Quisiera fijarme en evolución de Ana que se traduce en cómo
valora el mundo y su actitud ante él.
Al principio del diario hay fastidio, aburrimiento;
frivolidad, en suma. Es una niña consentida que de pronto se ve obligada a
llevar una vida de enclaustramiento y privación de comodidades.
Pero está a salvo. Sabe qué ocurre fuera. Sabe qué pasa con
muchos judíos (algunos conocidos y amigos suyos) que han sido trasladados a
campos de concentración, gaseados, etc.
Ana se hace consciente de que su vida antes del anexo era la
de una “una coqueta incorregible y también divertida” pero tuvo “la suerte de
ser arrojada bruscamente a la realidad”. Ana entiende su encierro como ocasión
para encontrarse con la realidad; en primer lugar con lo que ella es realmente
pero también con la realidad de los demás y del mundo en general. “A Ana, la
escolar de entonces, la veo ahora como una chiquilla encantadora, pero muy
superficial, que no tiene nada en común conmigo […], al volverme más seria, me
sentía consciente de un deseo sin límites por todo lo que es belleza y bondad”.

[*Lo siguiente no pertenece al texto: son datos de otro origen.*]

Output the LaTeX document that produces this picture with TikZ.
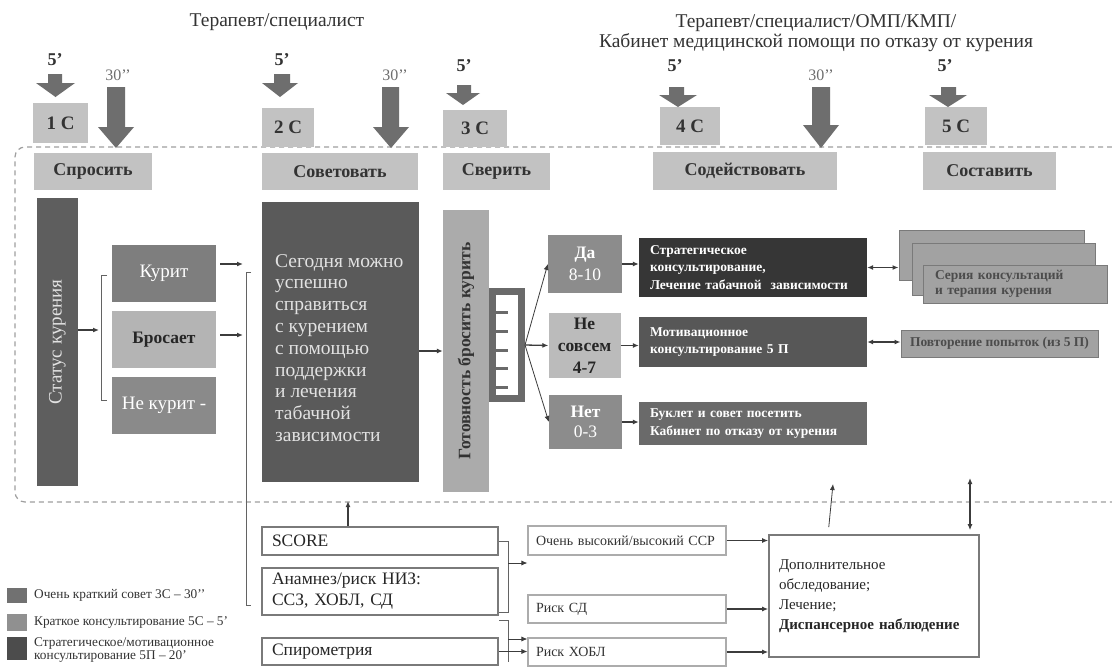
\documentclass[tikz,border=0pt]{standalone}
\usepackage{fontspec}
\setmainfont{Liberation Serif}
\usetikzlibrary{arrows.meta}
\definecolor{lbl}{HTML}{C2C2C2}
\definecolor{lbltxt}{HTML}{333333}
\definecolor{arr}{HTML}{6E6E6E}
\definecolor{stat}{HTML}{5E5E5E}
\definecolor{kur}{HTML}{7E7E7E}
\definecolor{bro}{HTML}{B4B4B4}
\definecolor{nek}{HTML}{8A8A8A}
\definecolor{sov}{HTML}{5A5A5A}
\definecolor{got}{HTML}{ABABAB}
\definecolor{comb}{HTML}{6A6A6A}
\definecolor{dabox}{HTML}{8C8C8C}
\definecolor{nes}{HTML}{BBBBBB}
\definecolor{strat}{HTML}{363636}
\definecolor{motiv}{HTML}{575757}
\definecolor{bukl}{HTML}{6A6A6A}
\definecolor{stk}{HTML}{A2A2A2}
\definecolor{stkb}{HTML}{7A7A7A}
\definecolor{ln}{HTML}{3C3C3C}
\definecolor{bord}{HTML}{7A7A7A}
\definecolor{lighttxt}{HTML}{E2E2E2}
\newcommand{\dnarrow}[7]{\fill[arr] (#1,#3) -- (#2,#3) -- (#2,#4) -- (#6,#4) -- ({(#5+#6)/2},#7) -- (#5,#4) -- (#1,#4) -- cycle;}
\tikzset{
  wh/.style 2 args={minimum width=#1pt, minimum height=#2pt},
  hdr/.style={fill=lbl, inner sep=0pt, text=lbltxt, font=\bfseries\fontsize{18}{20}\selectfont},
  cb/.style={fill=lbl, inner sep=0pt, text=lbltxt, font=\bfseries\fontsize{19}{21}\selectfont},
  five/.style={inner sep=0pt, text=lbltxt, font=\bfseries\fontsize{18}{20}\selectfont},
  thirty/.style={inner sep=0pt, text=arr, font=\fontsize{16}{18}\selectfont},
  ttl/.style={inner sep=0pt, text=lbltxt, font=\fontsize{19.5}{20.5}\selectfont, align=center},
  bigtxt/.style={inner sep=0pt, font=\fontsize{19}{22}\selectfont},
  midtxt/.style={inner sep=0pt, font=\bfseries\fontsize{17.5}{22}\selectfont, align=center},
  darkbox/.style={inner sep=0pt, inner xsep=11pt, align=left, text=white, font=\bfseries\fontsize{13.5}{17.5}\selectfont},
  conn/.style={draw=ln, line width=1.3pt, -{Latex[length=6pt,width=5pt]}},
  thinconn/.style={draw=ln, line width=0.8pt, -{Latex[length=6pt,width=5pt]}},
  dbl/.style={draw=ln, line width=1.3pt, {Latex[length=6pt,width=5pt]}-{Latex[length=6pt,width=5pt]}},
  brk/.style={draw=ln!80, line width=1pt},
  dashline/.style={draw=gray!75, line width=1.2pt, dash pattern=on 5pt off 4pt, rounded corners=10pt},
  bbox/.style={draw=bord, line width=1.6pt, fill=white, inner sep=0pt, align=left, text=black!85},
  sbox/.style={draw=gray!65, line width=1.1pt, fill=white, inner sep=0pt, inner xsep=8pt, align=left, text=black!80, font=\fontsize{14}{16}\selectfont},
  leg/.style={inner sep=0pt, anchor=west, align=left, text=black!80, font=\fontsize{13.3}{13.5}\selectfont},
  legsq/.style={inner sep=0pt, minimum width=20pt}
}
\begin{document}
\begin{tikzpicture}[x=1pt,y=-1pt]
\useasboundingbox (0,0) rectangle (1112,667);
\fill[white] (0,0) rectangle (1112,667);

% titles
\node[ttl] (t1) at (277,22) {Терапевт/специалист};
\node[ttl] (t2) at (816,33) {Терапевт/специалист/ОМП/КМП/\\Кабинет медицинской помощи по отказу от курения};

% dashed frame
\draw[dashline] (1112,147) -- (15,147) -- (15,502) -- (1112,502);

% fat arrows
\dnarrow{48}{62}{74}{83}{36}{75}{97}
\dnarrow{107}{125}{87}{127}{98}{134}{148}
\dnarrow{274}{290}{74}{83}{262}{298}{97}
\dnarrow{382}{399}{87}{127}{373}{409}{148}
\dnarrow{457}{471}{85}{93}{446}{480}{105}
\dnarrow{669}{684}{87}{95}{659}{697}{107}
\dnarrow{812}{830}{87}{125}{803}{839}{148}
\dnarrow{941}{956}{87}{95}{929}{967}{107}

\node[five] (f1) at (55,60) {5’};
\node[thirty] (h1) at (118,75) {30’’};
\node[five] (f2) at (282,60) {5’};
\node[thirty] (h2) at (395,75) {30’’};
\node[five] (f3) at (464,66) {5’};
\node[five] (f4) at (675,66) {5’};
\node[thirty] (h3) at (821,75) {30’’};
\node[five] (f5) at (945,66) {5’};

% C boxes and headers
\node[cb, wh={55}{40}] (c1) at (60.5,123) {1 C};
\node[hdr, wh={118}{37}] (q1) at (93,171.5) {Спросить};
\node[cb, wh={52}{39}] (c2) at (288,127.5) {2 C};
\node[hdr, wh={156}{37}] (q2) at (340,171.5) {Советовать};
\node[cb, wh={64}{37}] (c3) at (475,128.5) {3 C};
\node[hdr, wh={107}{37}] (q3) at (496.5,171.5) {Сверить};
\node[cb, wh={60}{38}] (c4) at (690,126) {4 C};
\node[hdr, wh={184}{38}] (q4) at (745,171) {Содействовать};
\node[cb, wh={62}{38}] (c5) at (956,126) {5 C};
\node[hdr, wh={133}{38}] (q5) at (989.5,171) {Составить};

% status column
\node[fill=stat, inner sep=0pt, wh={41}{288}] (status) at (57.5,342) {};
\node[bigtxt, rotate=90, text=lighttxt] (statustxt) at (status.center) {Статус курения};

\node[fill=kur, wh={104}{57}, bigtxt, text=white] (kurit) at (164,273.5) {Курит};
\node[fill=bro, wh={104}{57}, bigtxt, font=\bfseries\fontsize{17.5}{20}\selectfont, text=black!85] (bros) at (164,339.5) {Бросает};
\node[fill=nek, wh={104}{57}, bigtxt, text=white] (nekur) at (164,405) {Не курит -};

% bracket 1
\coordinate (b1) at (99,330);
\draw[brk] (107,275) -- (101,275) -- (101,400) -- (107,400);
\draw[conn] (status.east |- b1) -- (b1);

% arrows to bracket 2
\coordinate (k2) at (243,264);
\coordinate (r2) at (243,335);
\draw[conn, shorten <=4pt] (kurit.east |- k2) -- (k2);
\draw[conn, shorten <=4pt] (bros.east |- r2) -- (r2);
\draw[brk] (251,272) -- (246,272) -- (246,605) -- (251,605);

% sovet box
\node[fill=sov, inner sep=0pt, wh={157}{280}] (sovet) at (340.5,342) {};
\node[inner sep=0pt, anchor=west, align=left, text=lighttxt, font=\fontsize{19.5}{21.8}\selectfont] (sovtxt) at (275,348) {Сегодня можно\\успешно\\справиться\\с курением\\с помощью\\поддержки\\и лечения\\табачной\\зависимости};

% readiness
\node[fill=got, inner sep=0pt, wh={46}{282}] (gotov) at (466,351) {};
\node[inner sep=0pt, rotate=90, text=black!80, font=\bfseries\fontsize{17.5}{19}\selectfont] (gotovtxt) at (gotov.center) {Готовность бросить курить};
\draw[conn] (sovet.east |- gotov.west) -- (gotov.west);

% comb
\draw[comb, line width=7pt] (492.5,291.5) rectangle (521.5,398.5);
\foreach \yy in {312,331,350,368,387} \draw[comb, line width=3pt] (496,\yy) -- (508,\yy);
\coordinate (fan) at (525,345);

% answers
\node[fill=dabox, wh={74}{58}, midtxt, text=white] (da) at (585,264) {Да\\\mdseries 8-10};
\node[fill=nes, wh={72}{65}, midtxt, text=black!85] (nes) at (584.5,345.5) {Не\\совсем\\4-7};
\node[fill=dabox, wh={73}{54}, midtxt, font=\bfseries\fontsize{17.5}{20}\selectfont, text=white] (net) at (585.5,422) {Нет\\\mdseries 0-3};
\draw[thinconn] (fan) -- (da.west);
\draw[conn] (fan) -- (nes.west);
\draw[thinconn] (fan) -- (net.west);

\node[fill=strat, darkbox, wh={228}{59}, text width=206pt] (strat) at (753,267.5) {Стратегическое\\консультирование,\\Лечение табачной \ зависимости};
\node[fill=motiv, darkbox, wh={228}{50}, text width=206pt] (motiv) at (753,342) {Мотивационное\\консультирование 5 П};
\node[fill=bukl, darkbox, wh={228}{43}, text width=206pt] (bukl) at (753,423.5) {Буклет и совет посетить\\Кабинет по отказу от курения};
\draw[conn] (da.east) -- (strat.west |- da.east);
\draw[conn] (nes.east) -- (motiv.west |- nes.east);
\draw[conn] (net.east) -- (bukl.west |- net.east);

% stacked
\node[fill=stk, draw=stkb, line width=1pt, inner sep=0pt, wh={185}{50}] (stk1) at (991.5,255) {};
\node[fill=stk, draw=stkb, line width=1pt, inner sep=0pt, wh={183}{52}] (stk2) at (1004,269) {};
\node[fill=stk, draw=stkb, line width=1pt, inner sep=0pt, inner xsep=12pt, wh={184}{38}, text width=160pt, align=left, text=black!70, font=\bfseries\fontsize{13.5}{15}\selectfont] (stk3) at (1015,284) {Серия консультаций\\и терапия курения};
\draw[dbl] (strat.east) -- (stk1.west |- strat.east);

\node[fill=stk, draw=stkb, line width=1pt, inner sep=0pt, wh={197}{27}, text=black!70, font=\bfseries\fontsize{13.5}{15}\selectfont] (povtor) at (999.5,343.5) {Повторение попыток (из 5 П)};
\draw[dbl] (motiv.east) -- (povtor.west |- motiv.east);

% bottom left boxes
\node[bbox, wh={236}{28}, text width=216pt, inner xsep=10pt, font=\fontsize{17.5}{19}\selectfont] (score) at (380,541) {SCORE};
\node[bbox, wh={236}{47}, text width=216pt, inner xsep=10pt, font=\fontsize{17.5}{21}\selectfont] (anam) at (380,591.5) {Анамнез/риск НИЗ:\\ССЗ, ХОБЛ, СД};
\node[bbox, wh={236}{27}, text width=216pt, inner xsep=10pt, font=\fontsize{17.5}{19}\selectfont] (spiro) at (380,651.5) {Спирометрия};
\coordinate (up1) at (348,501);
\draw[conn] (score.north -| up1) -- (up1);

% risk boxes
\node[sbox, wh={198}{29}, text width=182pt] (ssr) at (627,540.5) {Очень высокий/высокий ССР};
\node[sbox, wh={198}{28}, text width=182pt] (sd) at (627,609) {Риск СД};
\node[sbox, wh={198}{28}, text width=182pt] (hobl) at (627,652) {Риск ХОБЛ};

% brackets bottom
\coordinate (bm1) at (508,563);
\draw[brk] (score.east) -- (508,541) -- (508,612) -- (499,612);
\draw[thinconn] (bm1) -- (ssr.west |- bm1);
\coordinate (bm2) at (508,639);
\draw[brk] (499,620) -- (508,620) -- (508,662);
\draw[thinconn] (bm2) -- (hobl.west |- bm2);
\draw[thinconn] (spiro.east) -- (hobl.west |- spiro.east);

% dop box
\node[bbox, wh={210}{122}, text width=190pt, inner xsep=10pt, font=\fontsize{15}{20}\selectfont] (dop) at (874,596) {Дополнительное\\обследование;\\Лечение;\\\textbf{Диспансерное наблюдение}};
\draw[conn] (ssr.east) -- (dop.west |- ssr.east);
\draw[conn] (sd.east) -- (dop.west |- sd.east);
\draw[conn] (hobl.east) -- (dop.west |- hobl.east);
\coordinate (dopa) at (828,535);
\coordinate (dopb) at (833,484);
\draw[thinconn, shorten <=8pt] (dopa) -- (dopb);
\coordinate (dd) at (970,478);
\draw[dbl, shorten <=4pt] (dop.north -| dd) -- (dd);

% legend
\node[legsq, fill=kur!90!black, minimum height=15pt] (lg1) at (17,595.5) {};
\node[leg] (lt1) at (34,595.5) {Очень краткий совет 3С – 30’’};
\node[legsq, fill=nek!95!white, minimum height=17pt] (lg2) at (17,622.5) {};
\node[leg] (lt2) at (34,622.5) {Краткое консультирование 5С – 5’};
\node[legsq, fill=sov!85!black, minimum height=23pt] (lg3) at (17,648.5) {};
\node[leg] (lt3) at (34,650) {Стратегическое/мотивационное\\консультирование 5П – 20’};
\end{tikzpicture}
\end{document}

La maduración personal le ha llevado a admirar lo que es bueno, amable y
hermoso, a ensanchar la dimensión de sus deseos, a anhelar a Dios.
En un momento dado se da cuenta de que esa actitud alegre y
agradecida no coincide con la de quienes aconsejan: “¡Pensemos en las
desgracias del mundo, y alegrémonos de estar al abrigo!”. Porque, aunque
intenta pasar como positivo y puede ayudar a superar la crisis, este
planteamiento sólo puede aliviar si hay alguien que lo pasa peor que nosotros. Se
trata de la invitación a soportar con entereza las penalidades y, en ese
sentido, guarda una semejanza con el estoico sustine et abstine (soporta y renuncia) y comparte la dignidad de
esa actitud.
No obstante, Ana piensa que soportar es una actitud valiente
y honorable pero no es la actitud correcta si se mira la auténtica realidad. El
talante adecuado es el entusiasmo: hay que “reencontrar la dicha en ti misma y
en Dios. Piensa en la belleza que se encuentra todavía en ti y a tu alrededor.
¡Sé dichosa!”.
En definitiva, la visión y el anhelo de lo mejor, lo bueno,
lo hermoso es lo que nos hará dichosos. Y entonces podremos ser apoyo para los
demás ya que “aquel que es feliz puede hacer dichosos a los demás. Quien no
pierda el valor ni la confianza, jamás perecerá en la calamidad”.